Two notable cases simplify the struggle: Donigi v The Independent State of PNG (Originating Summons No. 207 of 1990) and Paterson Lowa and Others v Wapula Akipe and Others (Supreme Court Appeal 19, 32, 36 and 60 of 1991).

In Donigi, the plaintiffs challenged state ownership of minerals, but the court dismissed the case on the grounds that the applicants lacked standing, thereby avoiding a substantive examination of the ownership issue (Donigi v The Independent State of PNG, unreported). This procedural dismissal prevented a detailed judicial review of the contention that customary landowners should hold rights to minerals beneath their land.

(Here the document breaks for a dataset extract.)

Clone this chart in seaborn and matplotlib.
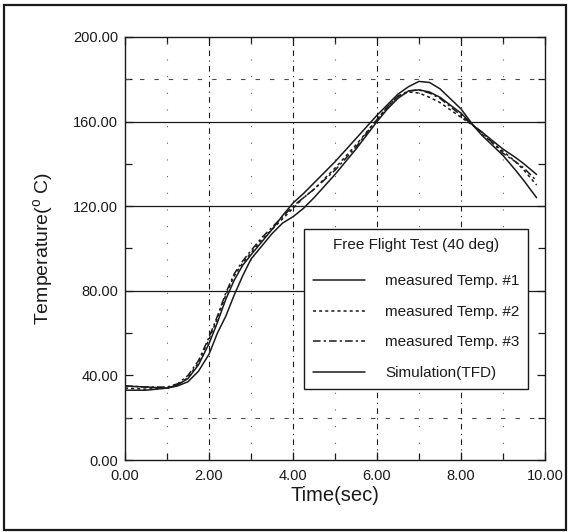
import matplotlib
matplotlib.use("Agg")
import matplotlib.pyplot as plt
from matplotlib.patches import Rectangle
from matplotlib.lines import Line2D
from matplotlib.ticker import MultipleLocator
import pandas as pd
import seaborn as sns

# Free flight test (40 deg): thermocouple readings vs. TFD simulation
time = [0.0, 0.5, 1.0, 1.25, 1.5, 1.75, 2.0, 2.2, 2.4, 2.6, 2.8, 3.0, 3.25, 3.5,
        3.75, 4.0, 4.25, 4.5, 5.0, 5.5, 6.0, 6.25, 6.5, 6.75, 7.0, 7.25, 7.5,
        8.0, 8.3, 8.5, 9.0, 9.3, 9.5, 9.8]
temp_meas1 = [35, 34.5, 34, 35, 37, 42, 50, 60, 68, 78, 87, 95, 101, 107,
              112, 115, 119, 124, 135, 147, 160, 166, 171, 174.5, 175, 174, 171.5,
              164, 158, 155, 147, 143, 140, 135]
temp_meas2 = [34, 33.5, 34, 35.5, 39, 46, 57, 67, 78, 87, 93, 98, 104, 109,
              114, 119, 124, 128, 138, 149, 161, 167, 172, 174, 173.5, 171.5, 169,
              162, 158, 154, 146, 141, 137, 130]
temp_meas3 = [35, 34.5, 34.5, 36, 40, 47, 58, 68, 79, 88, 94, 99, 105, 110,
              115, 120, 124, 128, 137, 148, 161, 167, 172, 174.5, 175, 173.5, 171,
              163, 158, 155, 145, 141, 138, 132]
temp_sim = [33, 33, 34, 35.5, 38.5, 45, 55, 65, 76, 85, 92, 97, 103, 109,
            115.5, 121.5, 126, 131, 141, 152, 163, 168, 173, 176.5, 179, 178.5, 175.5,
            166, 158, 153.5, 144, 137, 132, 124]

series_names = ["measured Temp. #1", "measured Temp. #2", "measured Temp. #3", "Simulation(TFD)"]
series_values = [temp_meas1, temp_meas2, temp_meas3, temp_sim]
x_ticks = [0, 2, 4, 6, 8, 10]
y_ticks = [0, 40, 80, 120, 160, 200]

sns.set_theme(style="ticks")
plt.rcParams["font.family"] = ["Liberation Sans", "DejaVu Sans"]
plt.rcParams["mathtext.fontset"] = "custom"
plt.rcParams["mathtext.rm"] = "Liberation Sans"
plt.rcParams["mathtext.it"] = "Liberation Sans:italic"

frames = [pd.DataFrame({"Time": time, "Temp": v, "Series": n})
          for n, v in zip(series_names, series_values)]
df = pd.concat(frames, ignore_index=True)

dash_map = {
    "measured Temp. #1": "",
    "measured Temp. #2": (2, 2),
    "measured Temp. #3": (5, 2, 1.5, 2),
    "Simulation(TFD)": "",
}

fig = plt.figure(figsize=(5.69, 5.32), dpi=100)
ax = fig.add_axes([125 / 569, 1 - 460 / 532, 420 / 569, 423 / 532])

# grid: solid horizontal majors, dashed vertical majors, sparse dotted minors
for yv in [80, 120, 160]:
    ax.axhline(yv, color="k", lw=0.9, zorder=1)
for yv in [20, 180]:
    ax.axhline(yv, color="0.3", lw=0.8, ls=(0, (4, 9)), zorder=1)
for xv in [2, 4, 6, 8]:
    ax.axvline(xv, color="k", lw=0.8, ls=(0, (5, 4, 1, 4)), zorder=1)
for xv in [1, 3, 5, 7, 9]:
    ax.axvline(xv, color="0.4", lw=0.8, ls=(0, (1, 14)), zorder=1)

sns.lineplot(data=df, x="Time", y="Temp", hue="Series", style="Series",
             palette=["k"] * 4, dashes=dash_map, linewidth=1.1, legend=False,
             sort=False, estimator=None, ax=ax, zorder=3)

ax.set_xlim(0, 10)
ax.set_ylim(0, 200)
ax.set_xticks(x_ticks)
ax.set_yticks(y_ticks)
ax.set_xticklabels([f"{v:.2f}" for v in x_ticks])
ax.set_yticklabels([f"{v:.2f}" for v in y_ticks])
ax.xaxis.set_minor_locator(MultipleLocator(1))
ax.yaxis.set_minor_locator(MultipleLocator(20))
ax.tick_params(which="both", direction="in", top=True, right=True,
               color="k", width=0.9)
ax.tick_params(which="major", length=6, labelsize=10.5, labelcolor="k")
ax.tick_params(which="minor", length=5)
ax.tick_params(axis="x", pad=6.5)
ax.tick_params(axis="y", pad=5)
for s in ax.spines.values():
    s.set_color("k")
    s.set_linewidth(1.0)

ax.set_xlabel("Time(sec)", fontsize=14.5, color="k", labelpad=2)
ax.set_ylabel("Temperature($^{\\mathrm{o}}$ C)", fontsize=14, color="k", labelpad=13)

handles = [Line2D([], [], color="k", lw=1.1, ls="-"),
           Line2D([], [], color="k", lw=1.1, ls=(0, (2, 2))),
           Line2D([], [], color="k", lw=1.1, ls=(0, (5, 2, 1.5, 2))),
           Line2D([], [], color="k", lw=1.1, ls="-")]
leg = ax.legend(handles, series_names, title="Free Flight Test (40 deg)",
                loc="upper left", bbox_to_anchor=(0.426, 0.546), borderaxespad=0,
                fontsize=11, title_fontsize=11, frameon=True, fancybox=False,
                edgecolor="k", framealpha=1, labelspacing=1.08,
                handlelength=3.4, handletextpad=1.3, borderpad=0.6)
# wider gap between the title and the first entry
leg._legend_box.sep = 16.0
leg.get_frame().set_linewidth(1.0)
leg.get_title().set_color("k")
for t in leg.get_texts():
    t.set_color("k")
leg.set_zorder(5)

# outer frame around the whole figure
fig.add_artist(Rectangle((4 / 569, 2 / 532), 562 / 569, 525 / 532,
                         transform=fig.transFigure, fill=False, lw=1.6, ec="k"))

fig.savefig("out.png", dpi=100, facecolor="white")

The Paterson Lowa case involved a challenge to Conzinc Rio Tinto's lease rights to the Mt. Kare Gold Mine. Initial disputes over preliminary rulings by the National Court led to appeals, and the Supreme Court directed that the case be remitted back to the National Court for trial. Given the constitutional questions at stake, it is anticipated that the National Court may ultimately refer these matters back to the Supreme Court (Paterson Lowa and Others v Wapula Akipe and Others, unreported). As it stands, a definitive court ruling on the ownership issue remains uncertain.

The broader implications of these legal disputes are significant but have yet to fully unfold, as the controversy reflects a deeper political and economic tension surrounding the ownership and distribution of mining and petroleum benefits. The Bougainville conflict, which led to the indefinite closure of the Bougainville Copper Mine at Panguna, is a textbook example. This conflict was driven in part by landowners' dissatisfaction with the distribution of profits and their claims to ownership of the minerals on their land.

The outcome of these legal battles will have profound effects on future mineral and petroleum projects in PNG. A judicial decision affirming customary landowners' rights to subsurface resources could lead to significant changes in the legal framework governing mineral ownership and benefit distribution.